The Role of Potential Entry

Potential entry affects the current firms' behavior. Even if there are only a few firms currently in the market, the threat of new entrants can keep prices lower than what they would be in a monopoly. This concept leads us to understand how even in thinly contested markets, firms may still behave competitively.

Example: Imagine a small town market with two grocery stores. Although there are only two stores, the threat of a new grocery store wanting to enter the market can pressure the existing stores to keep their prices fair and their services high.

Competitive Behavior in Contestable Markets

In a contestable market, firms must consider the prospect of new entrants when making decisions about price and output. Since potential competitors can enter at any time, existing firms often strive to maintain competitive prices to avoid losing market share.

Case Study: The airline industry serves as a great example. Even in markets with only a handful of dominant carriers, the entry of low-cost airlines can drive down prices, which keeps the established players in check. This means even a small number of firms can lead to outcomes reminiscent of a competitive market.

Competition Policy: Overview and Objectives

Competition policy is a government policy intended to promote competition and prevent monopolistic behavior. The main goals of competition policy include:

  • Protecting consumers from unfair business practices.
  • Maintaining market efficiency and encouraging innovation.
  • Preventing monopolies and ensuring that barriers to entry do not inhibit new businesses.

Regulation of Monopolies and Oligopolies

Governments often use regulation to control monopolistic and oligopolistic markets. Here are some key strategies:

  1. Price Caps: Regulatory bodies may set maximum prices that a firm can charge to prevent excessive pricing. This ensures consumers can benefit from fair prices.
  2. Merger Control: Governments review mergers between companies to prevent significant concentration of market power that might harm competition.
  3. Anti-Competitive Practices: Regulations are put in place to prohibit practices like predatory pricing, where a firm sets prices below cost to drive competitors out of the market.

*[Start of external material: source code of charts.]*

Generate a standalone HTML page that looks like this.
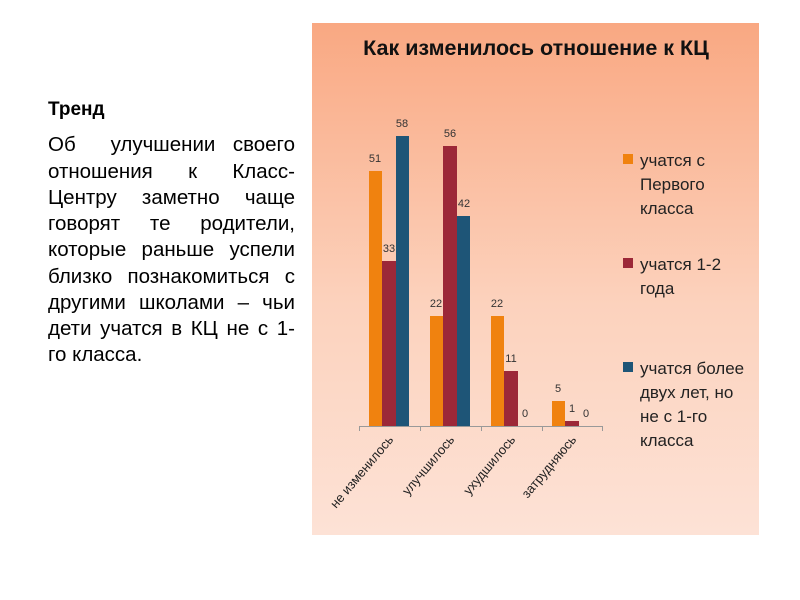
<!DOCTYPE html>
<html><head><meta charset="utf-8"><style>
body{margin:0;width:800px;height:600px;background:#fff;position:relative;overflow:hidden;font-family:"Liberation Sans",sans-serif}
#t{position:absolute;left:48px;top:97px;width:247px;font-size:20.5px;line-height:26.25px;color:#000}
#t div{text-align:justify;text-align-last:justify;white-space:nowrap}
#panel{position:absolute;left:312px;top:23px;width:447px;height:512px;background:linear-gradient(#f9a882,#fcd2bd 55%,#fde2d6)}
</style></head><body>
<div id="t"><div style="font-weight:bold;margin-bottom:9px;text-align-last:left;font-size:19px">Тренд</div>
<div>Об&nbsp; улучшении своего</div>
<div>отношения к Класс-</div>
<div>Центру заметно чаще</div>
<div>говорят те родители,</div>
<div>которые раньше успели</div>
<div>близко познакомиться с</div>
<div>другими школами – чьи</div>
<div>дети учатся в КЦ не с 1-</div>
<div style="text-align-last:left">го класса.</div></div>
<div id="panel"></div>
<svg width="800" height="600" style="position:absolute;left:0;top:0" font-family="Liberation Sans, sans-serif">
<text x="536" y="55" font-size="21.5" font-weight="bold" text-anchor="middle" fill="#111">Как  изменилось отношение к КЦ</text>
<g>
<rect x="369" y="171" width="13" height="255" fill="#f0820f"/>
<rect x="382" y="261" width="14" height="165" fill="#9c2838"/>
<rect x="396" y="136" width="13" height="290" fill="#1e5577"/>
<rect x="430" y="316" width="13" height="110" fill="#f0820f"/>
<rect x="443" y="146" width="14" height="280" fill="#9c2838"/>
<rect x="457" y="216" width="13" height="210" fill="#1e5577"/>
<rect x="491" y="316" width="13" height="110" fill="#f0820f"/>
<rect x="504" y="371" width="14" height="55" fill="#9c2838"/>
<rect x="552" y="401" width="13" height="25" fill="#f0820f"/>
<rect x="565" y="421" width="14" height="5" fill="#9c2838"/>
</g>
<g stroke="#999" stroke-width="1"><line x1="359" y1="426.5" x2="603" y2="426.5"/>
<line x1="359.5" y1="426" x2="359.5" y2="431"/><line x1="420.5" y1="426" x2="420.5" y2="431"/><line x1="481.5" y1="426" x2="481.5" y2="431"/><line x1="542.5" y1="426" x2="542.5" y2="431"/><line x1="602.5" y1="426" x2="602.5" y2="431"/></g>
<g font-size="11" fill="#333" text-anchor="middle">
<text x="375" y="162">51</text><text x="389" y="252">33</text><text x="402" y="127">58</text>
<text x="436" y="307">22</text><text x="450" y="137">56</text><text x="464" y="207">42</text>
<text x="497" y="307">22</text><text x="511" y="362">11</text><text x="525" y="417">0</text>
<text x="558" y="392">5</text><text x="572" y="412">1</text><text x="586" y="417">0</text>
</g>
<g font-size="13" fill="#222" text-anchor="end">
<text transform="translate(394,440) rotate(-50)">не изменилось</text>
<text transform="translate(455,440) rotate(-50)">улучшилось</text>
<text transform="translate(516,440) rotate(-50)">ухудшилось</text>
<text transform="translate(577,440) rotate(-50)">затрудняюсь</text>
</g>
<g font-size="17" fill="#222">
<rect x="623" y="154" width="10" height="10" fill="#f0820f"/>
<text x="640" y="166">учатся  с</text><text x="640" y="190">Первого</text><text x="640" y="214">класса</text>
<rect x="623" y="258" width="10" height="10" fill="#9c2838"/>
<text x="640" y="270">учатся 1-2</text><text x="640" y="294">года</text>
<rect x="623" y="362" width="10" height="10" fill="#1e5577"/>
<text x="640" y="374">учатся более</text><text x="640" y="398">двух лет, но</text><text x="640" y="422">не с 1-го</text><text x="640" y="446">класса</text>
</g>
</svg>
</body></html>
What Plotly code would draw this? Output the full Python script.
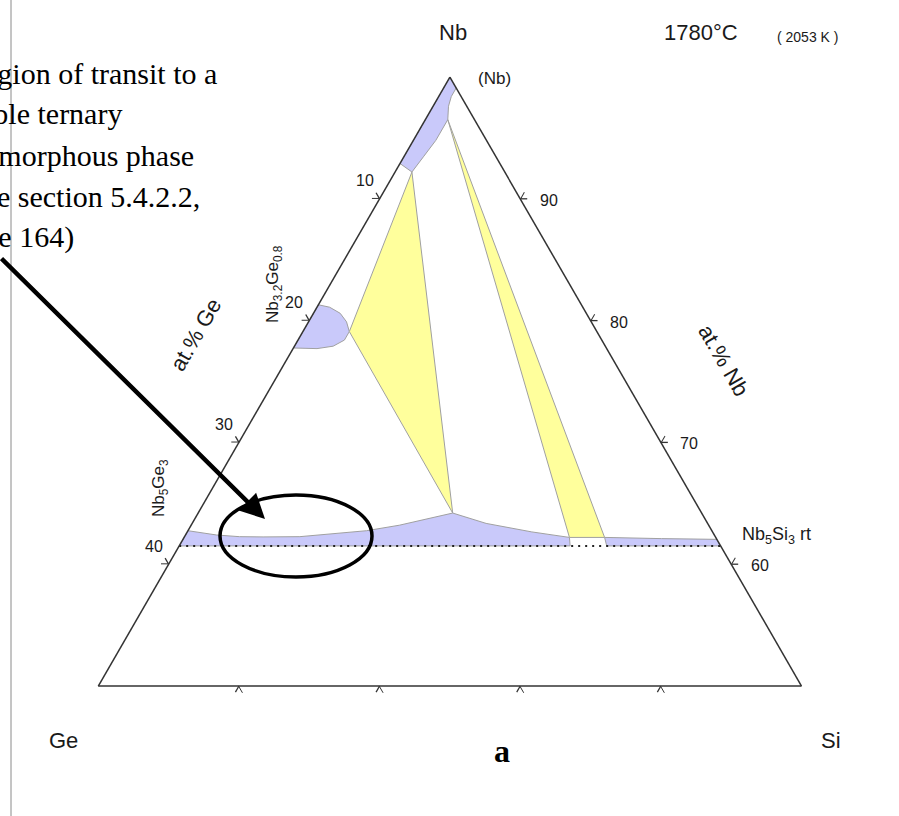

Example: If two major airlines plan to merge, government regulators will analyze whether such a merger would reduce competition and harm consumers by creating a monopoly situation.

The Debate: To Intervene or Not?

There are persuasive arguments both for and against government intervention in markets with significant market power:

Arguments for Intervention:

  • Consumer Protection: Without intervention, monopolies can exploit their power by charging higher prices or reducing quality.
  • Market Efficiency: Regulations can ensure that resources are used efficiently, and that competition thrives.
  • Innovation Incentives: Healthy competition encourages firms to innovate to stay ahead.

Arguments Against Intervention:

  • Market Forces: Some economists believe that markets work best when left alone, reinforcing the idea that competition naturally regulates itself.
  • Costs of Regulation: Government intervention may lead to inefficiencies, and the costs of monitoring and enforcing regulation can be high.
  • Burden on Businesses: Excessive regulation might stifle entrepreneurship and innovation by creating hurdles for new businesses.

Conclusion

Contestable markets highlight the importance of potential entry in influencing competitive behavior. While there are various market structures, understanding how contestable markets work helps us appreciate the nuances behind firm behavior in different settings. The role of competition policy remains crucial in ensuring fair play, protecting consumers, and promoting efficiency across markets.

Study Notes

  • Contestable markets can be competitive with few firms due to potential entry.
  • Sunk costs affect market entry: lower costs allow easier entry.
  • Government regulations can include price caps, merger control, and anti-competitive practices.
  • The debate on market intervention explores consumer protection vs. market self-regulation.
  • Competition policy aims to enhance efficiency, protect consumers, and encourage innovation.